When I was a young chap, being a fireman sounded like the Best Job Ever. Naturally, back then, I didn't think about the dangers of fire, or the excruciating heat. I just loved the fact you could spray water at buildings with a powerful hose.

Nowadays, the idea of throwing myself into a burning building sounds about as appealing as jamming a fork in the toaster while petting a lion, but that appeal of seeing water battle against its age-old nemesis never diminishes.

Sprinkle taps into that child-like enthusiasm for the liquidy stuff, delivering 46 levels based around putting out fires on one of Saturn's moons before they burn the inhabitants' houses down.

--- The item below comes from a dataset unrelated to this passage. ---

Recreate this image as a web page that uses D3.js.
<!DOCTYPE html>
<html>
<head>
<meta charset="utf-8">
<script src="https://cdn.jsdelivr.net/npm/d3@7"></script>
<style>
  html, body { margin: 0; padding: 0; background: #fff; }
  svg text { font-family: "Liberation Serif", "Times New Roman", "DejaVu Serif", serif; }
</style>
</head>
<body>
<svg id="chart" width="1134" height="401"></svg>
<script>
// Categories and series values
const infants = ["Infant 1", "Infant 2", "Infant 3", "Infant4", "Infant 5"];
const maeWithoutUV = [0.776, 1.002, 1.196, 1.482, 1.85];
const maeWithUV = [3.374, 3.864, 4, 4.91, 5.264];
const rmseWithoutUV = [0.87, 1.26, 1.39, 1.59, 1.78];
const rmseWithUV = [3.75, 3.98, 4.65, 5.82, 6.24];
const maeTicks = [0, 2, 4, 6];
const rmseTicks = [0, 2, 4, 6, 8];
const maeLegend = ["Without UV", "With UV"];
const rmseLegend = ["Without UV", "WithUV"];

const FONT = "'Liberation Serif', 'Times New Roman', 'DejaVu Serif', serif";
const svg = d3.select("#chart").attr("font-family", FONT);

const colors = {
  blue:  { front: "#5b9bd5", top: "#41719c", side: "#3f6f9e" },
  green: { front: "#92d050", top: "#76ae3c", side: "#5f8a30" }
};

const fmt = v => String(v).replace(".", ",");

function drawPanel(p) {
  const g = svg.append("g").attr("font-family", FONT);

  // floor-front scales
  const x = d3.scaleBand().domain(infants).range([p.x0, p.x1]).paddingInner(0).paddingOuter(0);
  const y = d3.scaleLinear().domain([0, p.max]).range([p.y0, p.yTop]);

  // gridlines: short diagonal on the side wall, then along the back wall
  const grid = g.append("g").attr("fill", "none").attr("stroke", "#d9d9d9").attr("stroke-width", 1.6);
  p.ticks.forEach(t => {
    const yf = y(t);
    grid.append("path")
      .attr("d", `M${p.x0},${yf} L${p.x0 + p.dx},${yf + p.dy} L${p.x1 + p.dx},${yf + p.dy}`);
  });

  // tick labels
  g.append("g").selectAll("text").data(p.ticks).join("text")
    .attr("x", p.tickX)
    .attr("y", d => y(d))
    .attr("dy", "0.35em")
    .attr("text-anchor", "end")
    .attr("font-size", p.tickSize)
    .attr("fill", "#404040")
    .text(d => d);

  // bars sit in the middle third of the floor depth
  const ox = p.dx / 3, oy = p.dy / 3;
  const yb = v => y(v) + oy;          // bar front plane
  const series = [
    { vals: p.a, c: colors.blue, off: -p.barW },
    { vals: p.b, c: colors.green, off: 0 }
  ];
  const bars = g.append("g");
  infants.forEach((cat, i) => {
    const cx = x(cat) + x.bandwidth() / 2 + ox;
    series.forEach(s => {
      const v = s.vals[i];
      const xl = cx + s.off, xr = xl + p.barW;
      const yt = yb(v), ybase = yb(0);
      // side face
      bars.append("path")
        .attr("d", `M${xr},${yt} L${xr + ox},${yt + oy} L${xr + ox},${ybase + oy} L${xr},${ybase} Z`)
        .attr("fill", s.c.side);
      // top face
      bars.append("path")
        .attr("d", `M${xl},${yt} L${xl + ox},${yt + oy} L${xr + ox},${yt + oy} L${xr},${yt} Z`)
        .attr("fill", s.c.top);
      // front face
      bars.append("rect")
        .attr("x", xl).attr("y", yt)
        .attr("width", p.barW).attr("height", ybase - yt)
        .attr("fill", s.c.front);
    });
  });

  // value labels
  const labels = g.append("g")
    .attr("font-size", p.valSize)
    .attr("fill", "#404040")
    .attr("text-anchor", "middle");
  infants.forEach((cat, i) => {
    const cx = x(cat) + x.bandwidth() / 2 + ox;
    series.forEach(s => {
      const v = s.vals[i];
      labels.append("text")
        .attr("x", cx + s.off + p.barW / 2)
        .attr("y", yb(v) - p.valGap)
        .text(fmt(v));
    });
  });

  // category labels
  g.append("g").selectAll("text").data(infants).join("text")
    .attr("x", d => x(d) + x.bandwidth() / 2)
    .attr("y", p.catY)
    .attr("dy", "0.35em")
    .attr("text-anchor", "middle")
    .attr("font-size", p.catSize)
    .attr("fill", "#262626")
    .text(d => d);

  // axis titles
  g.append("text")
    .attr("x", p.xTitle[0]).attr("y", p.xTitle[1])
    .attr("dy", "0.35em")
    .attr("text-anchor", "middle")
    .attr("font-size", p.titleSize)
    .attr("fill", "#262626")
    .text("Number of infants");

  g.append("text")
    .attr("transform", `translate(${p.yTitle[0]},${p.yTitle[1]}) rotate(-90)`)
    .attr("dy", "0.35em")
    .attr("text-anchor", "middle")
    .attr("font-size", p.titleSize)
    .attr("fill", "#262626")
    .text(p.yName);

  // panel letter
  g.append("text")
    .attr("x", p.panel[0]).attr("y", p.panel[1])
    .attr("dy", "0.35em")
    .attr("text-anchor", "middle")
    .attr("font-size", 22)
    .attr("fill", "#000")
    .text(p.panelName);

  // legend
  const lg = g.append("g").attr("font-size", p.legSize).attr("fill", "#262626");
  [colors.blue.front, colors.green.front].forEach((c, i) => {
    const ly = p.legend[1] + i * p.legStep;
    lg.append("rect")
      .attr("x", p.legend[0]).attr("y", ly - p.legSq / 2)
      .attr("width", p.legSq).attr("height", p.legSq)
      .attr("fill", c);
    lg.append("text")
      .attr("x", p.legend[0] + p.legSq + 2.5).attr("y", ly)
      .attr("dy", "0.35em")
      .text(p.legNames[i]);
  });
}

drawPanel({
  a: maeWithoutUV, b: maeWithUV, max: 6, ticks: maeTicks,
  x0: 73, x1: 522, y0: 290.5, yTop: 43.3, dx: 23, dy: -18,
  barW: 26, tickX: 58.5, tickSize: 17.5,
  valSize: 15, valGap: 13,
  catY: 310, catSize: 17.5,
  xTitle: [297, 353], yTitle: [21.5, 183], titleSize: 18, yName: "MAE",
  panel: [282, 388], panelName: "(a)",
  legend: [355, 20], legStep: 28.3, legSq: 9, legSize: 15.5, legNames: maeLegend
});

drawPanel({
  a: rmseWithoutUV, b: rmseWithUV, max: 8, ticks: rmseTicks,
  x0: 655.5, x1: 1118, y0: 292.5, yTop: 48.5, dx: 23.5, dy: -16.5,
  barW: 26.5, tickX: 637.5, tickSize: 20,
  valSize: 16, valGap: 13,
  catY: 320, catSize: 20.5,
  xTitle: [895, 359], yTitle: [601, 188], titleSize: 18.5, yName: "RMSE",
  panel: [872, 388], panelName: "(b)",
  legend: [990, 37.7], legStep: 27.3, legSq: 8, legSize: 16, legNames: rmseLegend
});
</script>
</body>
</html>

It's also rather good fun.

Burning down the house

You control the little fire crew and their massive (about 100 times bigger than themselves) hose as they desperately try to contain the fires from spreading.

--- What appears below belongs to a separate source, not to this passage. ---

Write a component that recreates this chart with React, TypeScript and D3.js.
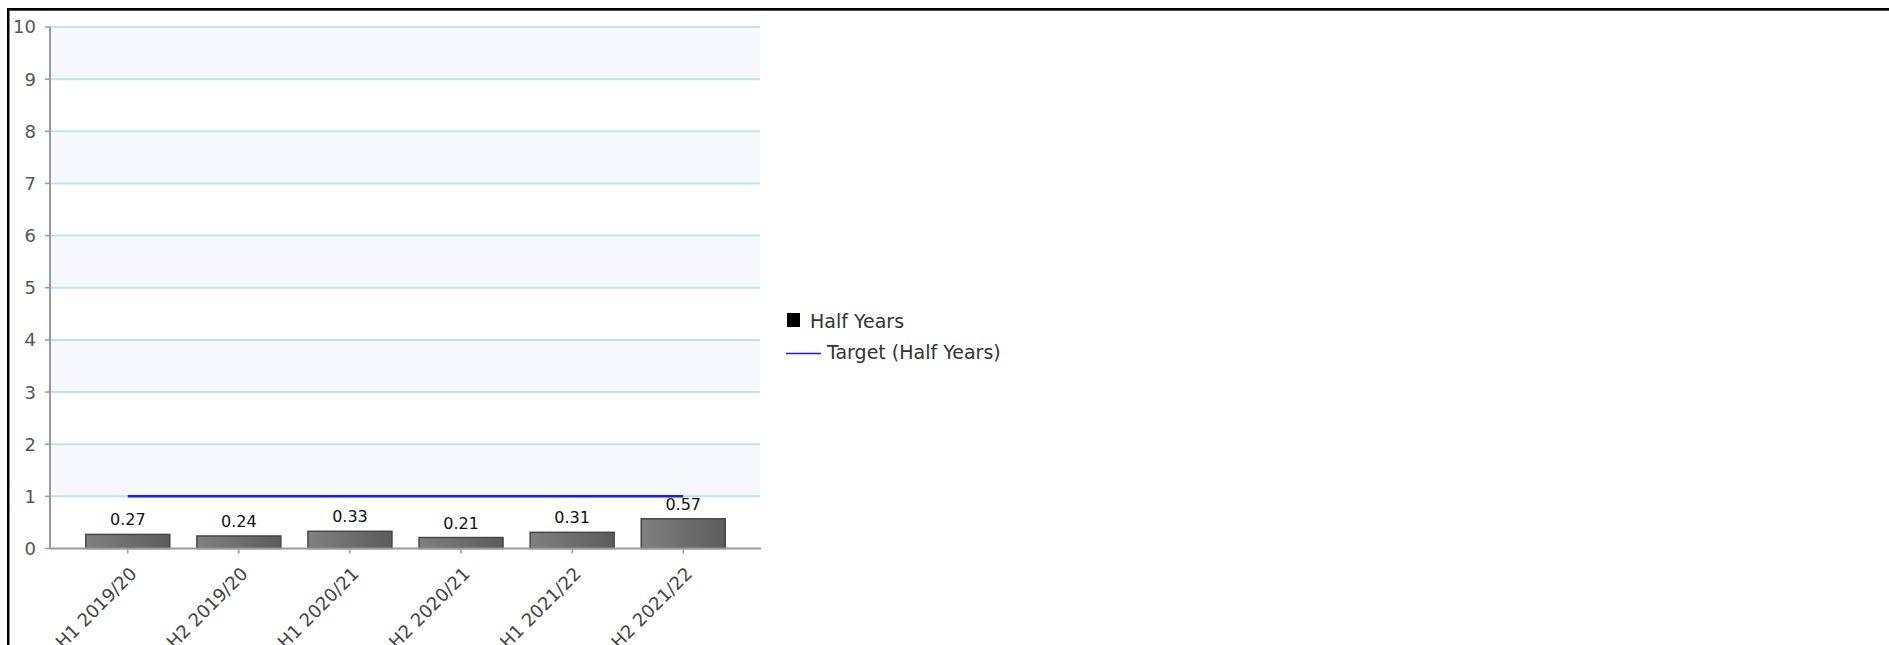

You move the spout up and down on its base by tap-dragging on it directly, angling the spray by swiping the screen, and firing off a powerful burst with a big red button in the lower right of the screen.

Each level gives you a limited amount of water to achieve your goals, so you can't just spray willy-nilly and hope everything works out in the end. The more water you have remaining once all the fires are out, the better your score, with each 'droplet' (stars, basically) earned unlocking more levels in a set. Temperance, therefore, is the key.

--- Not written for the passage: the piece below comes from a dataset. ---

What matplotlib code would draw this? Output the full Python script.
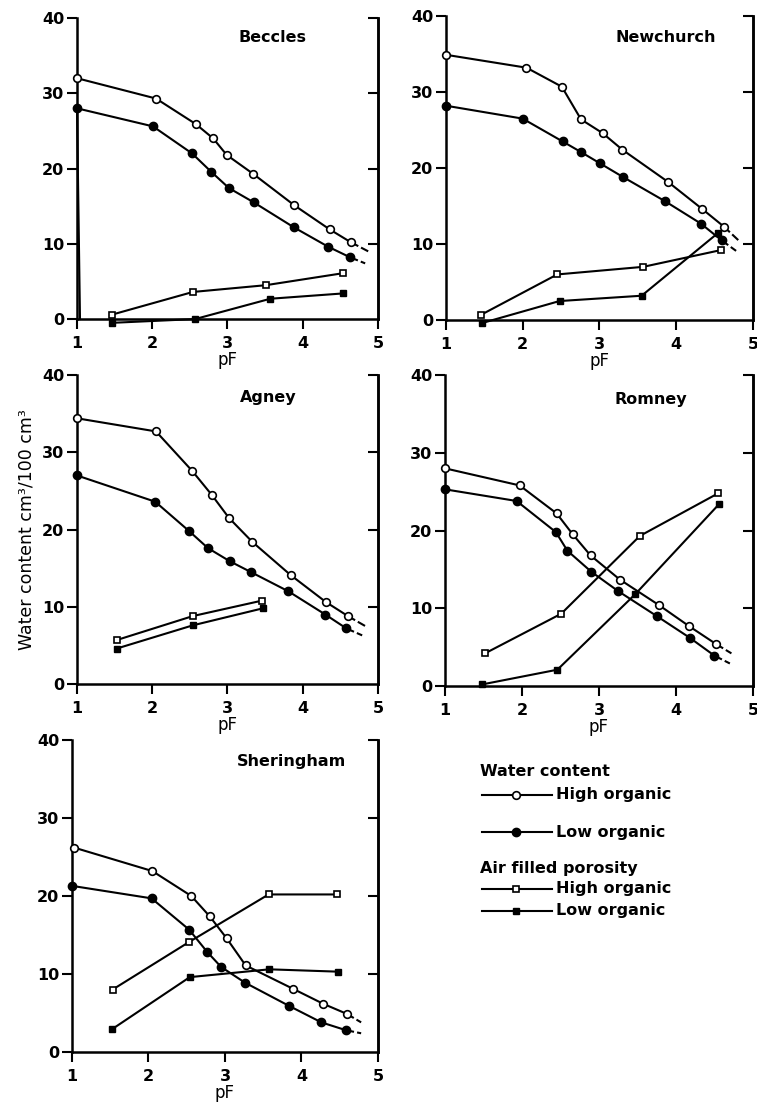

But just playing cautiously doesn't always work, as anyone who's ever fought in a Super Soaker fight will know.

Sometimes, you'll not only need to aim at fires, but also to use both the lie of the land and obstacles like boulders, blocks of ice, and buttons to help you reach and extinguish all the flames.

Washes out easily

The key to Sprinkle's appeal is its brilliant depiction of water physics. Imagine a 2D version of Xbox Live Arcade title From Dust's watery antics and you're on the right track.

Everything reacts as it should do, so if you keep spraying a powerful jet of aqua against a wall, expect there to be a buildup in front of the obstacle as the returning water strikes back against the newly fired stream.

These physics are expertly used throughout the game: completing levels is dependent on both the order in which you approach the fires, and on the precise moving of the obstacles. The aforementioned boulders, for example, can alternately help you (by plugging gaps) and hinder you (by messing up the stream and plugging the wrong gaps).

Hose him down

Elsewhere, the presentation is excellent, with the little inhabitants tending to stand around and leap out of the way of burning boulders, or to jump on top of ice blocks for a quick ride, or just mosey about, being cool.

The relative toughness of some of Sprinkle's later levels also means there's quite a bit of distance to be had if you're a rabid completionist, hell-bent on getting the top score on every level. Bear in mind, too, that the tricky-to-predict nature of the water means the gap between five droplets and four can be infuriating.

Alas, it's more than likely you'll blast your way through the game fairly swiftly if just playing for fun. But like Cut the Rope, it will be a very enjoyable, and downright pretty, few hours spent in good company.

It's not made me think twice about my career choice as a distinctly un-brave games journalist, but it does go to show that the appeal of spraying water from a powerful hose never gets old.